-------- SUPPLIED MATERIAL --------
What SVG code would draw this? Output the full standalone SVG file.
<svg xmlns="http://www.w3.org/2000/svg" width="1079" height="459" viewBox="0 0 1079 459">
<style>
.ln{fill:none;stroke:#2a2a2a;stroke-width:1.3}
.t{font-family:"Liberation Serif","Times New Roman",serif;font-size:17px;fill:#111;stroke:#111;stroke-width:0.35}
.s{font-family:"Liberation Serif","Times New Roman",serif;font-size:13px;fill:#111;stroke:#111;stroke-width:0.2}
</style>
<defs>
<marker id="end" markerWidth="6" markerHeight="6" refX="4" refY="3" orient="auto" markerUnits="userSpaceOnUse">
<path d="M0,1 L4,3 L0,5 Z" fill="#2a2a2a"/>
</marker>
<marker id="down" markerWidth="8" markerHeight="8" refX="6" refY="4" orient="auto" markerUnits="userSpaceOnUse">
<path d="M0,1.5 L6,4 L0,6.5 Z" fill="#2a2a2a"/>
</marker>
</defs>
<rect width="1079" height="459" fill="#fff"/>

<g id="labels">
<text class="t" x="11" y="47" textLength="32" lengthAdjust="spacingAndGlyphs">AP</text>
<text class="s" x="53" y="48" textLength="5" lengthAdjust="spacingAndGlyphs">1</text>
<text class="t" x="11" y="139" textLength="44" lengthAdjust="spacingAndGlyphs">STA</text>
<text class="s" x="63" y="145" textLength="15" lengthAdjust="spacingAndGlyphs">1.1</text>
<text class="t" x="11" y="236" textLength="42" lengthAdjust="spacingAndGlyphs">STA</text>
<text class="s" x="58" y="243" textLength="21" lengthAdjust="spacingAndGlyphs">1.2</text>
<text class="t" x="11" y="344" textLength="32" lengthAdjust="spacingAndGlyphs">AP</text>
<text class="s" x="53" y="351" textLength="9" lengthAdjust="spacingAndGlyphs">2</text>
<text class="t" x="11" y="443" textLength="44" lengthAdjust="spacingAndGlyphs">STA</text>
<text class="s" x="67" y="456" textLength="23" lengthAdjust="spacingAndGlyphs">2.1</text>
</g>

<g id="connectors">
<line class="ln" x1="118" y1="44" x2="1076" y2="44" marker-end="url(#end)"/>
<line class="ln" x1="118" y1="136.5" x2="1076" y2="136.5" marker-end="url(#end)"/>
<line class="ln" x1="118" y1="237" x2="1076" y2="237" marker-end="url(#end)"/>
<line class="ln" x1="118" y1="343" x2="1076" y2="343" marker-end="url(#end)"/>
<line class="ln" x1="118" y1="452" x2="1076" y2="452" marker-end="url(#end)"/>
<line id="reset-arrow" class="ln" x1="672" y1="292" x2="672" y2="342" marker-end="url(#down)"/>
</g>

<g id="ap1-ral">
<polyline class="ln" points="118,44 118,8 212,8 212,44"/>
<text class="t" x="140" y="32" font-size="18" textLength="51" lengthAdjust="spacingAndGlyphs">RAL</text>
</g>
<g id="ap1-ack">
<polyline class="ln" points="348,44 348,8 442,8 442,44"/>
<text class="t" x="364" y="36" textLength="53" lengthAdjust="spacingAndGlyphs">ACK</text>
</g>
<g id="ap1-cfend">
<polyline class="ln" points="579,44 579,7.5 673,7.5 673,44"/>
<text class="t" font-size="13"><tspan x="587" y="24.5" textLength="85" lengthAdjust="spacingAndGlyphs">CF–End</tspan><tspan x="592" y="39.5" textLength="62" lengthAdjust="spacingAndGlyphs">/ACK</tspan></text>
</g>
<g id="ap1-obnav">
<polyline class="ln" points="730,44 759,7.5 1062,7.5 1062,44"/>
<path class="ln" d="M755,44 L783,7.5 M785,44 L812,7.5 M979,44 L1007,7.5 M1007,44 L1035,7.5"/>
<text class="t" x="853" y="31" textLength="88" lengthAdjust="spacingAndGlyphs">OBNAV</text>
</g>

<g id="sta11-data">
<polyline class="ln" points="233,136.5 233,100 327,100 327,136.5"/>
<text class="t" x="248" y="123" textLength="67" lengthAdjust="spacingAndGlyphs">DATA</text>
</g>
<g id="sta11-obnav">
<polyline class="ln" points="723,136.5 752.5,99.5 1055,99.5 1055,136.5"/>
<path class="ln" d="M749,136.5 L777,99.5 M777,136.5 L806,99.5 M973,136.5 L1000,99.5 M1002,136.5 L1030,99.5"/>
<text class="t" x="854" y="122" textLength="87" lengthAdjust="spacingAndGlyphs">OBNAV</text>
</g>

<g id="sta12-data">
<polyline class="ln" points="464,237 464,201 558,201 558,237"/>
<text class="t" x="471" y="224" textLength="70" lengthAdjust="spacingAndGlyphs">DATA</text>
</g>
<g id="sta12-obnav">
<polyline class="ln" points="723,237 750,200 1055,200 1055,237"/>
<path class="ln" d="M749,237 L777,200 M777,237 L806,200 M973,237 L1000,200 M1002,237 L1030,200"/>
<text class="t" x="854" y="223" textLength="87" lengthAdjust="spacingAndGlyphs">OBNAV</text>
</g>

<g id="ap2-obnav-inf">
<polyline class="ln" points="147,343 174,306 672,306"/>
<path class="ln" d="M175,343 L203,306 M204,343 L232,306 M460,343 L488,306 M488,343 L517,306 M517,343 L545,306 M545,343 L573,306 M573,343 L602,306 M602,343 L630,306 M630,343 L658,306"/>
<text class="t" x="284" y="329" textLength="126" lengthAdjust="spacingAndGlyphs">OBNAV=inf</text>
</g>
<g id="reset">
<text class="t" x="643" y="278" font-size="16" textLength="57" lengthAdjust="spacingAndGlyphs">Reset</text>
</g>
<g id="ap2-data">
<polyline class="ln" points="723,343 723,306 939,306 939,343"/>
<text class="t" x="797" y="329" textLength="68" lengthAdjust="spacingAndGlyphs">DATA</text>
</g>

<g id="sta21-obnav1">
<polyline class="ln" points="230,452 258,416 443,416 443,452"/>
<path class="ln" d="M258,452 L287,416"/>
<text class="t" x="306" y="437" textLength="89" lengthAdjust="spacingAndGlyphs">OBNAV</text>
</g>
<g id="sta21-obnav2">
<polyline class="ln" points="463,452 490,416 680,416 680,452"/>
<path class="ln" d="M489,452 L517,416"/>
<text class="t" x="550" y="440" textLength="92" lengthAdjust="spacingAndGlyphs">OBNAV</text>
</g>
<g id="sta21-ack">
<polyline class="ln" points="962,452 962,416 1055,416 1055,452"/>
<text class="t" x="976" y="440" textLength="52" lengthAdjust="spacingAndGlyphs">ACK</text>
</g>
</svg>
--------
TO DO: Copy out the full material exactly as it appears.

OUTPUT FOR THIS EXERCISE:
What SVG code would draw this? Output the full standalone SVG file.
<svg xmlns="http://www.w3.org/2000/svg" width="1079" height="459" viewBox="0 0 1079 459">
<style>
.ln{fill:none;stroke:#2a2a2a;stroke-width:1.3}
.t{font-family:"Liberation Serif","Times New Roman",serif;font-size:17px;fill:#111;stroke:#111;stroke-width:0.35}
.s{font-family:"Liberation Serif","Times New Roman",serif;font-size:13px;fill:#111;stroke:#111;stroke-width:0.2}
</style>
<defs>
<marker id="end" markerWidth="6" markerHeight="6" refX="4" refY="3" orient="auto" markerUnits="userSpaceOnUse">
<path d="M0,1 L4,3 L0,5 Z" fill="#2a2a2a"/>
</marker>
<marker id="down" markerWidth="8" markerHeight="8" refX="6" refY="4" orient="auto" markerUnits="userSpaceOnUse">
<path d="M0,1.5 L6,4 L0,6.5 Z" fill="#2a2a2a"/>
</marker>
</defs>
<rect width="1079" height="459" fill="#fff"/>

<g id="labels">
<text class="t" x="11" y="47" textLength="32" lengthAdjust="spacingAndGlyphs">AP</text>
<text class="s" x="53" y="48" textLength="5" lengthAdjust="spacingAndGlyphs">1</text>
<text class="t" x="11" y="139" textLength="44" lengthAdjust="spacingAndGlyphs">STA</text>
<text class="s" x="63" y="145" textLength="15" lengthAdjust="spacingAndGlyphs">1.1</text>
<text class="t" x="11" y="236" textLength="42" lengthAdjust="spacingAndGlyphs">STA</text>
<text class="s" x="58" y="243" textLength="21" lengthAdjust="spacingAndGlyphs">1.2</text>
<text class="t" x="11" y="344" textLength="32" lengthAdjust="spacingAndGlyphs">AP</text>
<text class="s" x="53" y="351" textLength="9" lengthAdjust="spacingAndGlyphs">2</text>
<text class="t" x="11" y="443" textLength="44" lengthAdjust="spacingAndGlyphs">STA</text>
<text class="s" x="67" y="456" textLength="23" lengthAdjust="spacingAndGlyphs">2.1</text>
</g>

<g id="connectors">
<line class="ln" x1="118" y1="44" x2="1076" y2="44" marker-end="url(#end)"/>
<line class="ln" x1="118" y1="136.5" x2="1076" y2="136.5" marker-end="url(#end)"/>
<line class="ln" x1="118" y1="237" x2="1076" y2="237" marker-end="url(#end)"/>
<line class="ln" x1="118" y1="343" x2="1076" y2="343" marker-end="url(#end)"/>
<line class="ln" x1="118" y1="452" x2="1076" y2="452" marker-end="url(#end)"/>
<line id="reset-arrow" class="ln" x1="672" y1="292" x2="672" y2="342" marker-end="url(#down)"/>
</g>

<g id="ap1-ral">
<polyline class="ln" points="118,44 118,8 212,8 212,44"/>
<text class="t" x="140" y="32" font-size="18" textLength="51" lengthAdjust="spacingAndGlyphs">RAL</text>
</g>
<g id="ap1-ack">
<polyline class="ln" points="348,44 348,8 442,8 442,44"/>
<text class="t" x="364" y="36" textLength="53" lengthAdjust="spacingAndGlyphs">ACK</text>
</g>
<g id="ap1-cfend">
<polyline class="ln" points="579,44 579,7.5 673,7.5 673,44"/>
<text class="t" font-size="13"><tspan x="587" y="24.5" textLength="85" lengthAdjust="spacingAndGlyphs">CF–End</tspan><tspan x="592" y="39.5" textLength="62" lengthAdjust="spacingAndGlyphs">/ACK</tspan></text>
</g>
<g id="ap1-obnav">
<polyline class="ln" points="730,44 759,7.5 1062,7.5 1062,44"/>
<path class="ln" d="M755,44 L783,7.5 M785,44 L812,7.5 M979,44 L1007,7.5 M1007,44 L1035,7.5"/>
<text class="t" x="853" y="31" textLength="88" lengthAdjust="spacingAndGlyphs">OBNAV</text>
</g>

<g id="sta11-data">
<polyline class="ln" points="233,136.5 233,100 327,100 327,136.5"/>
<text class="t" x="248" y="123" textLength="67" lengthAdjust="spacingAndGlyphs">DATA</text>
</g>
<g id="sta11-obnav">
<polyline class="ln" points="723,136.5 752.5,99.5 1055,99.5 1055,136.5"/>
<path class="ln" d="M749,136.5 L777,99.5 M777,136.5 L806,99.5 M973,136.5 L1000,99.5 M1002,136.5 L1030,99.5"/>
<text class="t" x="854" y="122" textLength="87" lengthAdjust="spacingAndGlyphs">OBNAV</text>
</g>

<g id="sta12-data">
<polyline class="ln" points="464,237 464,201 558,201 558,237"/>
<text class="t" x="471" y="224" textLength="70" lengthAdjust="spacingAndGlyphs">DATA</text>
</g>
<g id="sta12-obnav">
<polyline class="ln" points="723,237 750,200 1055,200 1055,237"/>
<path class="ln" d="M749,237 L777,200 M777,237 L806,200 M973,237 L1000,200 M1002,237 L1030,200"/>
<text class="t" x="854" y="223" textLength="87" lengthAdjust="spacingAndGlyphs">OBNAV</text>
</g>

<g id="ap2-obnav-inf">
<polyline class="ln" points="147,343 174,306 672,306"/>
<path class="ln" d="M175,343 L203,306 M204,343 L232,306 M460,343 L488,306 M488,343 L517,306 M517,343 L545,306 M545,343 L573,306 M573,343 L602,306 M602,343 L630,306 M630,343 L658,306"/>
<text class="t" x="284" y="329" textLength="126" lengthAdjust="spacingAndGlyphs">OBNAV=inf</text>
</g>
<g id="reset">
<text class="t" x="643" y="278" font-size="16" textLength="57" lengthAdjust="spacingAndGlyphs">Reset</text>
</g>
<g id="ap2-data">
<polyline class="ln" points="723,343 723,306 939,306 939,343"/>
<text class="t" x="797" y="329" textLength="68" lengthAdjust="spacingAndGlyphs">DATA</text>
</g>

<g id="sta21-obnav1">
<polyline class="ln" points="230,452 258,416 443,416 443,452"/>
<path class="ln" d="M258,452 L287,416"/>
<text class="t" x="306" y="437" textLength="89" lengthAdjust="spacingAndGlyphs">OBNAV</text>
</g>
<g id="sta21-obnav2">
<polyline class="ln" points="463,452 490,416 680,416 680,452"/>
<path class="ln" d="M489,452 L517,416"/>
<text class="t" x="550" y="440" textLength="92" lengthAdjust="spacingAndGlyphs">OBNAV</text>
</g>
<g id="sta21-ack">
<polyline class="ln" points="962,452 962,416 1055,416 1055,452"/>
<text class="t" x="976" y="440" textLength="52" lengthAdjust="spacingAndGlyphs">ACK</text>
</g>
</svg>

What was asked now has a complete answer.